[Bf-committers] Proposal for handling string encoding in blender.

Sat Aug 28 15:28:22 CEST 2010

Writing to follow up on this topic.
Committed utf8 limits for data names with an exception for filepaths -
applies to the UI and PyAPI, but found some interesting things while
working on this.

Python has a number of error callbacks to handle incompatible chars
when encoding and decoding.
from C/API.
- PyUnicode_EncodeUTF8(PyUnicode_AS_UNICODE(u), PyUnicode_GET_SIZE(u),
"surrogateescape");
- PyUnicode_DecodeUTF8(str, strlen(str), "surrogateescape");
See http://docs.python.org/py3k/library/codecs.html#codecs.register
for more info.

This means an invalid unicode char gets converted to something like \u2345

This makes the whole problem seem very simple, use these as fallbacks
for _PyUnicode_AsString and PyUnicode_FromString and we ALWAYS get a
valid string from ANY C, *char array (tested with random byte arrays).

So I converted the rna api to use these and all was fine, you can
assign invalid unicode values like this.

  bpy.context.object.name = "num\udce9ro"
# rather then "numéro", but they are the same internally/

This works for getting and setting rna but I wasn't able to use these
strings - print, writing to a file would raise errors, So basically
the problem is moved to python.

The most simple way I could find to print an object named
"num\udce9ro" was this...
  print(somestring.encode("ASCII", "surrogateescape").decode("ASCII", "ignore"))
...even this has unicode chars striped so its not that useful if you
want a unique value.

So unless I'm missing something It seems this is such a pain to deal
with these strings in python that it would be better to use byte
arrays. - b"EvertStringHasA_b_prefix".
Since if we allow these strings script writers would just ignore this
corner case and we'd get bug reports about it every so often.

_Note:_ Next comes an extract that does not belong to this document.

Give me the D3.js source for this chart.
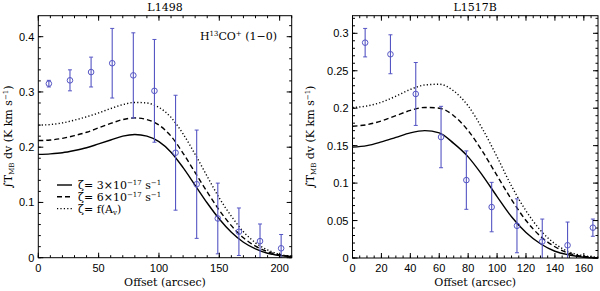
<!DOCTYPE html>
<html>
<head>
<meta charset="utf-8">
<script src="https://cdn.jsdelivr.net/npm/d3@7"></script>
<style>
body { margin: 0; background: #fff; }
text { fill: #000; }
</style>
</head>
<body>
<svg width="600" height="291"></svg>
<script>
// offsets of the observed positions (arcsec)
var offsets = [8.75, 26.25, 43.75, 61.25, 78.75, 96.25, 113.75, 131.25, 148.75, 166.25, 183.75, 201.25];

var l1498Obs = [0.315, 0.321, 0.336, 0.352, 0.330, 0.302, 0.190, 0.133, 0.071, 0.047, 0.030, 0.017];
var l1498Err = [0.006, 0.019, 0.027, 0.063, 0.077, 0.093, 0.104, 0.098, 0.064, 0.043, 0.031, 0.025];

var l1517Obs = [0.2875, 0.272, 0.219, 0.1615, 0.104, 0.068, 0.043, 0.022, 0.017, 0.0405];
var l1517Err = [0.019, 0.026, 0.042, 0.041, 0.039, 0.033, 0.036, 0.030, 0.031, 0.0115];

// model curves sampled every 10 arcsec
var l1498Grid = [0, 10, 20, 30, 40, 50, 60, 70, 80, 90, 100, 110, 120, 130, 140, 150, 160, 170, 180, 190, 200, 210];
var l1498Solid  = [.187, .188, .190, .194, .199, .206, .213, .220, .223, .220, .210, .191, .163, .131, .099, .070, .046, .028, .016, .008, .004, .002];
var l1498Dashed = [.212, .213, .216, .221, .227, .235, .243, .250, .253, .250, .240, .220, .189, .154, .119, .086, .058, .036, .021, .011, .005, .002];
var l1498Dotted = [.240, .241, .244, .249, .255, .262, .270, .277, .281, .280, .272, .254, .224, .187, .147, .108, .075, .047, .027, .014, .006, .003];

var l1517Grid = [0, 10, 20, 30, 40, 50, 60, 70, 80, 90, 100, 110, 120, 130, 140, 150, 160, 170];
var l1517Solid  = [.148, .150, .155, .161, .167, .170, .167, .153, .135, .110, .082, .055, .034, .019, .009, .004, .001, .000];
var l1517Dashed = [.176, .178, .183, .190, .197, .201, .200, .190, .170, .142, .110, .078, .050, .029, .015, .006, .002, .000];
var l1517Dotted = [.201, .203, .208, .216, .225, .231, .232, .223, .203, .172, .135, .096, .063, .037, .019, .008, .003, .001];

var legendLabels = ["3×10", "6×10", "f(A"];

var svg = d3.select("svg");
var blue = "#5555c4";
var tickFont = "Liberation Sans, Arial, sans-serif";
var textFont = "DejaVu Serif, serif";

function panel(o) {
    var g = svg.append("g");
    var x = d3.scaleLinear().domain(o.xd).range([o.left, o.right]);
    var y = d3.scaleLinear().domain(o.yd).range([o.bottom, o.top]);

    // curves
    var line = d3.line().x(d => x(d[0])).y(d => y(d[1])).curve(d3.curveMonotoneX);
    var styles = [[o.solid, null], [o.dashed, "5,3"], [o.dotted, "1.2,2.2"]];
    styles.forEach(function(s) {
        g.append("path")
            .attr("d", line(o.grid.map((v, i) => [v, s[0][i]])))
            .attr("fill", "none")
            .attr("stroke", "#000")
            .attr("stroke-width", 1.4)
            .attr("stroke-dasharray", s[1]);
    });

    // data with error bars
    var clipId = "clip" + o.name;
    g.append("clipPath").attr("id", clipId).append("rect")
        .attr("x", o.left).attr("y", o.top)
        .attr("width", o.right - o.left).attr("height", o.bottom - o.top);
    var pts = g.append("g").attr("clip-path", "url(#" + clipId + ")");
    o.obs.forEach(function(v, i) {
        var cx = x(offsets[i]);
        var lo = y(v - o.err[i]), hi = y(v + o.err[i]);
        pts.append("line").attr("x1", cx).attr("x2", cx).attr("y1", lo).attr("y2", hi)
            .attr("stroke", blue).attr("stroke-width", 1.1);
        [lo, hi].forEach(function(yy) {
            pts.append("line").attr("x1", cx - 2).attr("x2", cx + 2).attr("y1", yy).attr("y2", yy)
                .attr("stroke", blue).attr("stroke-width", 1);
        });
        pts.append("circle").attr("cx", cx).attr("cy", y(v)).attr("r", 2.8)
            .attr("fill", "none").attr("stroke", blue).attr("stroke-width", 1);
    });

    // frame
    g.append("rect").attr("x", o.left).attr("y", o.top)
        .attr("width", o.right - o.left).attr("height", o.bottom - o.top)
        .attr("fill", "none").attr("stroke", "#000").attr("stroke-width", 1);

    // ticks on all four sides, pointing inwards
    function ticks(vals, len, isX) {
        vals.forEach(function(v) {
            if (isX) {
                var px = x(v);
                g.append("line").attr("x1", px).attr("x2", px).attr("y1", o.bottom).attr("y2", o.bottom - len).attr("stroke", "#000");
                g.append("line").attr("x1", px).attr("x2", px).attr("y1", o.top).attr("y2", o.top + len).attr("stroke", "#000");
            } else {
                var py = y(v);
                g.append("line").attr("x1", o.left).attr("x2", o.left + len).attr("y1", py).attr("y2", py).attr("stroke", "#000");
                g.append("line").attr("x1", o.right).attr("x2", o.right - len).attr("y1", py).attr("y2", py).attr("stroke", "#000");
            }
        });
    }
    ticks(d3.range(0, o.xd[1] + 1e-9, o.xMinor), 2.5, true);
    ticks(o.xMajor, 5, true);
    ticks(d3.range(0, o.yd[1] + 1e-9, o.yMinor), 2.5, false);
    ticks(o.yMajor, 5, false);

    g.selectAll(".xl").data(o.xMajor).join("text")
        .attr("x", d => x(d)).attr("y", o.bottom + 14)
        .attr("text-anchor", "middle")
        .style("font", "11px " + tickFont)
        .text(d => d);
    g.selectAll(".yl").data(o.yMajor).join("text")
        .attr("x", o.left - 4).attr("y", d => y(d) + 4)
        .attr("text-anchor", "end")
        .style("font", "11px " + tickFont)
        .text(d => d);

    g.append("text").attr("x", (o.left + o.right) / 2).attr("y", 286)
        .attr("text-anchor", "middle").style("font", "11px " + textFont)
        .text("Offset (arcsec)");
    g.append("text").attr("x", (o.left + o.right) / 2).attr("y", 11)
        .attr("text-anchor", "middle").style("font", "11px " + textFont)
        .text(o.name);

    var yl = g.append("text")
        .attr("transform", "translate(" + o.ylabX + "," + ((o.top + o.bottom) / 2) + ") rotate(-90)")
        .attr("text-anchor", "middle").style("font", "11px " + textFont);
    yl.append("tspan").text("∫T");
    yl.append("tspan").attr("dy", 2).style("font-size", "7px").text("MB");
    yl.append("tspan").attr("dy", -2).text(" dv (K km s");
    yl.append("tspan").attr("dy", -4).style("font-size", "7px").text("−1");
    yl.append("tspan").attr("dy", 4).text(")");
    return { x: x, y: y, g: g };
}

var p1 = panel({
    name: "L1498", left: 38.3, right: 291.7, top: 15.7, bottom: 257.7,
    xd: [0, 210], yd: [0, 0.438],
    xMajor: [0, 50, 100, 150, 200], xMinor: 10,
    yMajor: [0, 0.1, 0.2, 0.3, 0.4], yMinor: 0.02,
    obs: l1498Obs, err: l1498Err,
    grid: l1498Grid, solid: l1498Solid, dashed: l1498Dashed, dotted: l1498Dotted,
    ylabX: 12
});

var p2 = panel({
    name: "L1517B", left: 352.5, right: 598, top: 15.7, bottom: 258,
    xd: [0, 169.8], yd: [0, 0.3235],
    xMajor: [0, 20, 40, 60, 80, 100, 120, 140, 160], xMinor: 5,
    yMajor: [0, 0.05, 0.1, 0.15, 0.2, 0.25, 0.3], yMinor: 0.01,
    obs: l1517Obs, err: l1517Err,
    grid: l1517Grid, solid: l1517Solid, dashed: l1517Dashed, dotted: l1517Dotted,
    ylabX: 314
});

// molecule label
var mol = p1.g.append("text").attr("x", 277).attr("y", 40)
    .attr("text-anchor", "end").style("font", "11px " + textFont);
mol.append("tspan").text("H");
mol.append("tspan").attr("dy", -4).style("font-size", "7px").text("13");
mol.append("tspan").attr("dy", 4).text("CO");
mol.append("tspan").attr("dy", -4).style("font-size", "7px").text("+");
mol.append("tspan").attr("dy", 4).text(" (1−0)");

// legend
var dashes = [null, "5,3", "1.2,2.2"];
legendLabels.forEach(function(lab, i) {
    var ly = 185 + i * 11.8;
    p1.g.append("line").attr("x1", 57).attr("x2", 72).attr("y1", ly).attr("y2", ly)
        .attr("stroke", "#000").attr("stroke-width", 1.4).attr("stroke-dasharray", dashes[i]);
    var t = p1.g.append("text").attr("x", 78).attr("y", ly + 4).style("font", "11px " + textFont);
    t.append("tspan").text("ζ= " + lab);
    if (i < 2) {
        t.append("tspan").attr("dy", -4).style("font-size", "7px").text("−17");
        t.append("tspan").attr("dy", 4).text(" s");
        t.append("tspan").attr("dy", -4).style("font-size", "7px").text("−1");
    } else {
        t.append("tspan").attr("dy", 2).style("font-size", "7px").text("v");
        t.append("tspan").attr("dy", -2).text(")");
    }
});
</script>
</body>
</html>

This lead me to the come back to the conclusion to enforce utf8 for
all data names.

Nevertheless these annoying strings still have to be taken into
account with paths, an example of the problem is the OBJ exporter can
write to the path but throws an error when trying to print() it or
write to a file.

The only thing thats left to do is go over the scripts and make sure
they work with non-utf8 paths and make sure new ID names derived from
paths are stripped.

- Campbell

On Sat, Aug 14, 2010 at 4:30 AM, Roger Wickes <rogerwickes at yahoo.com> wrote:
> I think that if you save "numéro" in your .blend, it does not matter what the OS
> UTF is;
> when you enter it into like the text editor or a field within the Blender UI,
> it only matters what the str function in Blender (that is processing that field)
>
> does when it is reading that field and saving it.
>
> I suggest that all string functions in Blender use UTF8 encoding,
> and save strings internally as a UTF8 array,
> so that the accent is preserved if you enter it as say, a mesh name.
>
> OS dependency is only relevant when, say, creating a folder or file. For that,
> Blender should use OS-defaultencoding as Campbell has said, when dealing with
> filenames and the absolutely idiotic slash/backslash conflict we have today. All
> OS encodings will respect your "numéro" as a filename/dirname/username, afaik.
>
>  --Roger
>
>
>
>
> ----- Original Message ----
> From: Elia Sarti <vekoon at gmail.com>
> To: bf-blender developers <bf-committers at blender.org>
> Sent: Fri, August 13, 2010 6:47:01 AM
> Subject: Re: [Bf-committers] Proposal for handling string encoding in blender.
>
> The point is that different systems use different encodings. UTF-8 is
> just one way to encode multibyte characters, UTF-16 is another for
> instance (and there are hundreds others).
>
> Means if you save "numéro" in your .blend on an OS using utf-8 and
> someone opens it in one using utf-16 then the string is incompatible.
>
> I say +1 to this with an addendum.
> To some extent encoding can be detected and thus converted, would it be
> hard to do so for strings in the .blend? Of course only for a limited
> collection, I'd say utf-8 <-> utf-16 would probably suffice as I believe
> many linux distros use utf-8 while windows and mac use utf-16, so this
> would cover the majority of cases.